— What the task asks —
Look for the string "this" in the lines and copy each line that has it.

# # # #

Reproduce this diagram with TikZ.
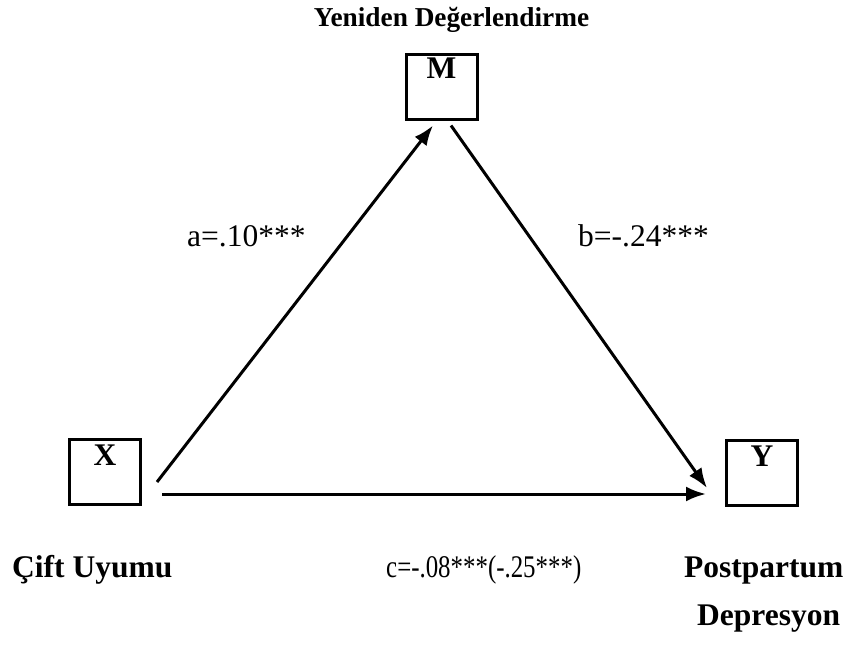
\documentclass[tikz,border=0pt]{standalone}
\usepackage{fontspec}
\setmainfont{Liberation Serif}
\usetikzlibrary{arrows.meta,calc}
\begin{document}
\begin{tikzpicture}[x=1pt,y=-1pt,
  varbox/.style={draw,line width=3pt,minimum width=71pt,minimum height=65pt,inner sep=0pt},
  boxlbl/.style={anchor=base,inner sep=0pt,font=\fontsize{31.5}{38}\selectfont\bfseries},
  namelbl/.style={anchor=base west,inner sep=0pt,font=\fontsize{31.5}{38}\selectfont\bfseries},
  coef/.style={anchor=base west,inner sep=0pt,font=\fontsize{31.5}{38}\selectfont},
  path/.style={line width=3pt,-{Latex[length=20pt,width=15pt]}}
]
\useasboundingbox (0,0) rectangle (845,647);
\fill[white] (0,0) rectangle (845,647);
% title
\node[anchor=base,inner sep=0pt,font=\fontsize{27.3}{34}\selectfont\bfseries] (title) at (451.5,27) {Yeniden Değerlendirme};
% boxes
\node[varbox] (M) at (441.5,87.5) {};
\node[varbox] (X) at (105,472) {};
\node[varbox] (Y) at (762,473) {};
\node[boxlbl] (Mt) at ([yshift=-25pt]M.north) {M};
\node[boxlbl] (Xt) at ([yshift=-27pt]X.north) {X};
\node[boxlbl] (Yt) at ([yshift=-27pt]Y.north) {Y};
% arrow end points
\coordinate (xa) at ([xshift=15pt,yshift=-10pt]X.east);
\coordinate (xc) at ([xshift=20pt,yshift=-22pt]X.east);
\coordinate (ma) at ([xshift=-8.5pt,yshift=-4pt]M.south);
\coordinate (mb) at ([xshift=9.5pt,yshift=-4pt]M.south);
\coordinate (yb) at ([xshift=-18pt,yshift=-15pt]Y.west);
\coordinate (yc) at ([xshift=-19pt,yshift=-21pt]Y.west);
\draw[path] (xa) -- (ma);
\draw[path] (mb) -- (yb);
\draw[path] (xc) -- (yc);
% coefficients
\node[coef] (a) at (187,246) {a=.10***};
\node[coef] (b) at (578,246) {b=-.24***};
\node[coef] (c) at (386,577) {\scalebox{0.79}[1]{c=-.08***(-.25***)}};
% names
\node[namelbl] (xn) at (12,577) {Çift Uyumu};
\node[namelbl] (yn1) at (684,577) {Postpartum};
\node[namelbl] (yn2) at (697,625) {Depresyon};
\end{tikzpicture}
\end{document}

# # # #

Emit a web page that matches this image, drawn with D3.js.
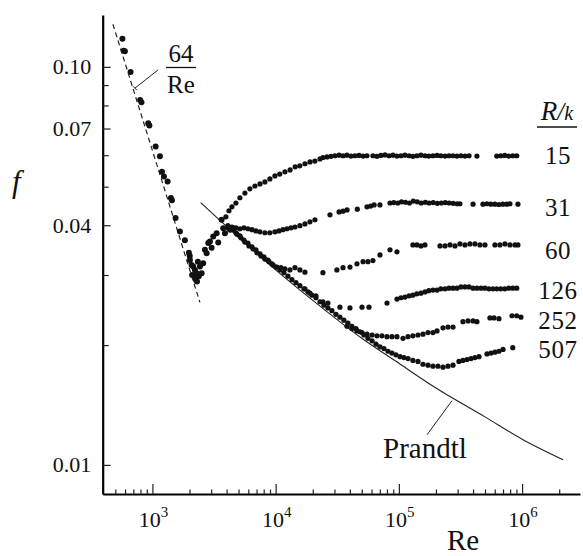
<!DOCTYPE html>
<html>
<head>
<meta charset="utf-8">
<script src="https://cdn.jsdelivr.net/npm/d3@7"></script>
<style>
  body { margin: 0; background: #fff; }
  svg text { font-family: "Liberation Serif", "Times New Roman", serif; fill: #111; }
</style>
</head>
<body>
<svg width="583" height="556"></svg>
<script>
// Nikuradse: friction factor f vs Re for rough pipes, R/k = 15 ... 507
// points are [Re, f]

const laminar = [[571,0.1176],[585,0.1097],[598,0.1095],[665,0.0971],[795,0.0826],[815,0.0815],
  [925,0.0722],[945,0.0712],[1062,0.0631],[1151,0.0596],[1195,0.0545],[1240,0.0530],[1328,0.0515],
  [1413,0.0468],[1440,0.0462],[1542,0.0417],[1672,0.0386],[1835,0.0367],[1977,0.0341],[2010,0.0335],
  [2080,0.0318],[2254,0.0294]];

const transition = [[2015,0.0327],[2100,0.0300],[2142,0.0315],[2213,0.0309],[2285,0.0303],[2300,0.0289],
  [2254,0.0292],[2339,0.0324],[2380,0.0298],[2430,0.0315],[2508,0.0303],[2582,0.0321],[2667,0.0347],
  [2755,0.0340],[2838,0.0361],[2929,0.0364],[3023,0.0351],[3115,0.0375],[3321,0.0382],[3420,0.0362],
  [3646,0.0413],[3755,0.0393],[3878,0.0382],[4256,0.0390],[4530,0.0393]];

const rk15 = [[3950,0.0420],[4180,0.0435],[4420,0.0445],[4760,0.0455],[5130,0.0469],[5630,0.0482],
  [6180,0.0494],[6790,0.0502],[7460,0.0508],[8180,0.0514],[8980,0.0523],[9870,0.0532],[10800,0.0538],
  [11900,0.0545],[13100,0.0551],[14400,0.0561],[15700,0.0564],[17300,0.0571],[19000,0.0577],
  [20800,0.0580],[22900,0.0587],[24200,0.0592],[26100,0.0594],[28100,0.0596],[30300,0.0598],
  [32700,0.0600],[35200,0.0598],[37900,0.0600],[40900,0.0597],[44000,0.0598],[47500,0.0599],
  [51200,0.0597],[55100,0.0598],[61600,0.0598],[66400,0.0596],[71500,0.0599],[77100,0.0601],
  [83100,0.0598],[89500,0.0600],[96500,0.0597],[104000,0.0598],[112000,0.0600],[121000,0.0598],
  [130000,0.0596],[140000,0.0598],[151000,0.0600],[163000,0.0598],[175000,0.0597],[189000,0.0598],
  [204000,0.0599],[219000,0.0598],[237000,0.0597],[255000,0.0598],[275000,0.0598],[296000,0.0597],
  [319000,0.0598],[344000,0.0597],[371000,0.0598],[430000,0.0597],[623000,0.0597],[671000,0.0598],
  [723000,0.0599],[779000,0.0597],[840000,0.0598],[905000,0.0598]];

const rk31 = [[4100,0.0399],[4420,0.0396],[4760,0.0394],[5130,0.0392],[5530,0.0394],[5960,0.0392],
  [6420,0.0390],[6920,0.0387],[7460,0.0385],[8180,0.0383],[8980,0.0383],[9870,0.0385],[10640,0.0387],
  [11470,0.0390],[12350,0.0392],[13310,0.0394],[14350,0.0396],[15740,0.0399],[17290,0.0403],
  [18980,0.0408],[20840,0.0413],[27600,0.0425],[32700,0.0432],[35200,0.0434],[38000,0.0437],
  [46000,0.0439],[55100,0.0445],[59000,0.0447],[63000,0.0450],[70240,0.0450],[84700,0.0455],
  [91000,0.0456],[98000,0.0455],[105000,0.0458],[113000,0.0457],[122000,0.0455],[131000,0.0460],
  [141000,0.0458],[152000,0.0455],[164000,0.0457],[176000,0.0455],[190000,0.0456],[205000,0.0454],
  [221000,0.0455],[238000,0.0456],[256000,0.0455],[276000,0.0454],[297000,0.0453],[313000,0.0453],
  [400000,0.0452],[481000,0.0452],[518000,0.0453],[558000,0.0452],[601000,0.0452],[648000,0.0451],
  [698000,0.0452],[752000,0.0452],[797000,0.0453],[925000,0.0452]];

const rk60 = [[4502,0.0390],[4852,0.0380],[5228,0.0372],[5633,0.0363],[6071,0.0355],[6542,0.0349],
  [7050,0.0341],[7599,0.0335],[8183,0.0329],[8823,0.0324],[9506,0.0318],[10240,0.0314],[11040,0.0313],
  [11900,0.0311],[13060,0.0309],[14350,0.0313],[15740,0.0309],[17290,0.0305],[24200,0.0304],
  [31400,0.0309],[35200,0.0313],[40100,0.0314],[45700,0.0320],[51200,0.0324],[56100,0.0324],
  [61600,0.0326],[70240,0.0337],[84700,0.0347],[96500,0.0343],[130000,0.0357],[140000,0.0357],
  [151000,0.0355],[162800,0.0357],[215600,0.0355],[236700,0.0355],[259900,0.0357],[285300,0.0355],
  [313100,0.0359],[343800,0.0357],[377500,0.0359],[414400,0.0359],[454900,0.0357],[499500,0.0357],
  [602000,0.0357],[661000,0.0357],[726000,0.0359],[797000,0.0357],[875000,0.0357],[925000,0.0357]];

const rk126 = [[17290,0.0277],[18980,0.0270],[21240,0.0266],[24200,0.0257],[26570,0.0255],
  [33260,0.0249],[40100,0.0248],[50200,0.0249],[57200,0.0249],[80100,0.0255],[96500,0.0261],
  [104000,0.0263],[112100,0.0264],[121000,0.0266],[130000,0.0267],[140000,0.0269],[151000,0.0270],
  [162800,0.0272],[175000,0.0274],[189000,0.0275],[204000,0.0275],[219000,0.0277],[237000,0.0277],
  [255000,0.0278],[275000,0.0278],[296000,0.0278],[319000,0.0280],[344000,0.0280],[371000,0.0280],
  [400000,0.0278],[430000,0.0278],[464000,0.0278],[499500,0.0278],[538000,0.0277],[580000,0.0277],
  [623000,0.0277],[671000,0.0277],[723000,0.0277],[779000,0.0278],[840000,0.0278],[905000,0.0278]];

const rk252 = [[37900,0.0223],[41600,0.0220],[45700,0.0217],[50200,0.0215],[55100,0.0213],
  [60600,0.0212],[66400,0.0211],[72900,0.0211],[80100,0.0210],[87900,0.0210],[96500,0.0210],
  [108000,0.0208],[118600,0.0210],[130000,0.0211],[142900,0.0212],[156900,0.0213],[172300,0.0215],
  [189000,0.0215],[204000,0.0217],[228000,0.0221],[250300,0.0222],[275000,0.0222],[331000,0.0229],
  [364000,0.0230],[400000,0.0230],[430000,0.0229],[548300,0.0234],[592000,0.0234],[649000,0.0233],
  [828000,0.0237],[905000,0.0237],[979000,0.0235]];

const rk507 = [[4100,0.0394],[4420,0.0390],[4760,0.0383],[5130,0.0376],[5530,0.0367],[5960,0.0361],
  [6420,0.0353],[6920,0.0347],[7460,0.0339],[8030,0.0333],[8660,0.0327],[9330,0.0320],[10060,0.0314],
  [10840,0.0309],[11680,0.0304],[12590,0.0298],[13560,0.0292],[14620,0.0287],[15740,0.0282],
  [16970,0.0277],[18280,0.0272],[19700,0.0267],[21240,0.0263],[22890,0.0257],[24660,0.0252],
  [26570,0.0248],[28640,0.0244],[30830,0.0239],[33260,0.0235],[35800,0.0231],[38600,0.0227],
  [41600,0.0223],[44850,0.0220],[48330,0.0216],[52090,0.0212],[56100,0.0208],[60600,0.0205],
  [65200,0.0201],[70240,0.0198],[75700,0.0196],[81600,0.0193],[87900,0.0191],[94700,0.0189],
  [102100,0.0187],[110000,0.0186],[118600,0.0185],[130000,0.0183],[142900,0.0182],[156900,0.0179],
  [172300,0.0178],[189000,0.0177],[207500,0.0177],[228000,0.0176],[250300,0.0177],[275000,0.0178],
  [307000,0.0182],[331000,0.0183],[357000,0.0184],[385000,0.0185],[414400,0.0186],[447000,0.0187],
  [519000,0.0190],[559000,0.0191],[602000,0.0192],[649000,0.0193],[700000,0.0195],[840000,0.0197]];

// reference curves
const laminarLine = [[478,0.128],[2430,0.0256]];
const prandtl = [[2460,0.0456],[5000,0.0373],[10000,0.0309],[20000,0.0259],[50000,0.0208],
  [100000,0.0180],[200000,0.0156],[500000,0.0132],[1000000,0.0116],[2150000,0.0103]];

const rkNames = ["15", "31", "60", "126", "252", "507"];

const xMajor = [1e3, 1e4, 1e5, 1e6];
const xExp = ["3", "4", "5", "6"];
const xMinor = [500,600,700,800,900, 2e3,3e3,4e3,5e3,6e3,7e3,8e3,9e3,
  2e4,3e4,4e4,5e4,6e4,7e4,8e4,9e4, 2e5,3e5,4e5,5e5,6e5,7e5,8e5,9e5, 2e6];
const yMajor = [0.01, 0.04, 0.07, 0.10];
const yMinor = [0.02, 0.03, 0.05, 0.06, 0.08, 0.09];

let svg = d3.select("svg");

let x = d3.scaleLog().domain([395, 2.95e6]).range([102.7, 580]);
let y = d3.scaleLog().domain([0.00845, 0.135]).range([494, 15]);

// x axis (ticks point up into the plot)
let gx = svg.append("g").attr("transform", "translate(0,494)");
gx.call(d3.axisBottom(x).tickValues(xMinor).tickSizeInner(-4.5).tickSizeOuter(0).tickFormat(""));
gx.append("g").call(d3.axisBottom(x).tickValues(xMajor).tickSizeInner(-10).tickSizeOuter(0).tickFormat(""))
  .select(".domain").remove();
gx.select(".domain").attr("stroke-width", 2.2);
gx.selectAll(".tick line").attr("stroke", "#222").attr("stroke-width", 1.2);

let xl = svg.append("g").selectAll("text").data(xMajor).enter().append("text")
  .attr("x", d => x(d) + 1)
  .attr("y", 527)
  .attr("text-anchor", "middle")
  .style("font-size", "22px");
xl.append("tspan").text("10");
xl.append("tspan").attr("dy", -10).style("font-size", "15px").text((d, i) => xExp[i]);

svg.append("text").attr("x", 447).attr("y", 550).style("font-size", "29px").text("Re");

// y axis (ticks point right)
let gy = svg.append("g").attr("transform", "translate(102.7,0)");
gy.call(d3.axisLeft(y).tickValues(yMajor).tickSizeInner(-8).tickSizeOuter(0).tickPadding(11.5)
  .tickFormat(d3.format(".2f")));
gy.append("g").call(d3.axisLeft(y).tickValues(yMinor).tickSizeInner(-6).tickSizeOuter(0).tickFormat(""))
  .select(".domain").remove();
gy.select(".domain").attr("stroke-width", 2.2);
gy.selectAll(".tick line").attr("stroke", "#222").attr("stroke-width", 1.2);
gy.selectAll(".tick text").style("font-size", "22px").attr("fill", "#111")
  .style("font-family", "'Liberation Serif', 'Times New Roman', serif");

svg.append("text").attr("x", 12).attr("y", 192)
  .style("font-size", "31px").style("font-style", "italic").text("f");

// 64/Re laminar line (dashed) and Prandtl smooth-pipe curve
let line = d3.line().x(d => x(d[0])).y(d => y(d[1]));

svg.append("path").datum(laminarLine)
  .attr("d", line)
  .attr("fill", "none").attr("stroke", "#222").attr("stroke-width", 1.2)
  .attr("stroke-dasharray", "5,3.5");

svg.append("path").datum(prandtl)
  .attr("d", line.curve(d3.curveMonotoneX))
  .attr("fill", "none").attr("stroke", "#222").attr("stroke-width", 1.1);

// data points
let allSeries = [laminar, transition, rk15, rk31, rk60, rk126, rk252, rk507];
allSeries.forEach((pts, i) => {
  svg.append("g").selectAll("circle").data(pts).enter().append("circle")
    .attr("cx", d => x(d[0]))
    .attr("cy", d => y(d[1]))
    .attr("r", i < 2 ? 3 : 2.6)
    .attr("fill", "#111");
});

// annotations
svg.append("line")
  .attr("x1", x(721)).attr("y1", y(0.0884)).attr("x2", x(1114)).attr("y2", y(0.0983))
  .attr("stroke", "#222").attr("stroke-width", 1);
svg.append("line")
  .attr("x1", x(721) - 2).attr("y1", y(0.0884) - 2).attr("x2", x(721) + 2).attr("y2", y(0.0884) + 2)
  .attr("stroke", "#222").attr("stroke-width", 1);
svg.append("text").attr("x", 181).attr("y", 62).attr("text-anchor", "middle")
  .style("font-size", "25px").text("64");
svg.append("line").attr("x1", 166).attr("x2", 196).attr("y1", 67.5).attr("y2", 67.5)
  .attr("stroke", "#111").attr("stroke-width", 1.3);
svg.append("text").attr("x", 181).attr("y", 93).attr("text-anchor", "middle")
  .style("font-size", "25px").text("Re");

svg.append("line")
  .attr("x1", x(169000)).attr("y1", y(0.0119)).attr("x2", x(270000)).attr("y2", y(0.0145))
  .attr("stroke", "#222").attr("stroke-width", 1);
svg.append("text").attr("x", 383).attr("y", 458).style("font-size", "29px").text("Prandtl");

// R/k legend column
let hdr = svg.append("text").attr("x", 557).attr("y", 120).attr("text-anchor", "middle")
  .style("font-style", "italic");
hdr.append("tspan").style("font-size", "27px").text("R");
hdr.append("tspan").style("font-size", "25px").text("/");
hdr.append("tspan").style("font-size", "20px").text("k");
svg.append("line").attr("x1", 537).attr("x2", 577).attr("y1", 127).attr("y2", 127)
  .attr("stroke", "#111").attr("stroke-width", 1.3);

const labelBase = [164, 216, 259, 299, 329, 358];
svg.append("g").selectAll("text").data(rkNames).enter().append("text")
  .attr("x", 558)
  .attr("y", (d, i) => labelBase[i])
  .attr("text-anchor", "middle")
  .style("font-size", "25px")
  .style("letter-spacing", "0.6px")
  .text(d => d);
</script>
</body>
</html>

# # # #

— The response —
Reproduce this diagram with TikZ.
Emit a web page that matches this image, drawn with D3.js.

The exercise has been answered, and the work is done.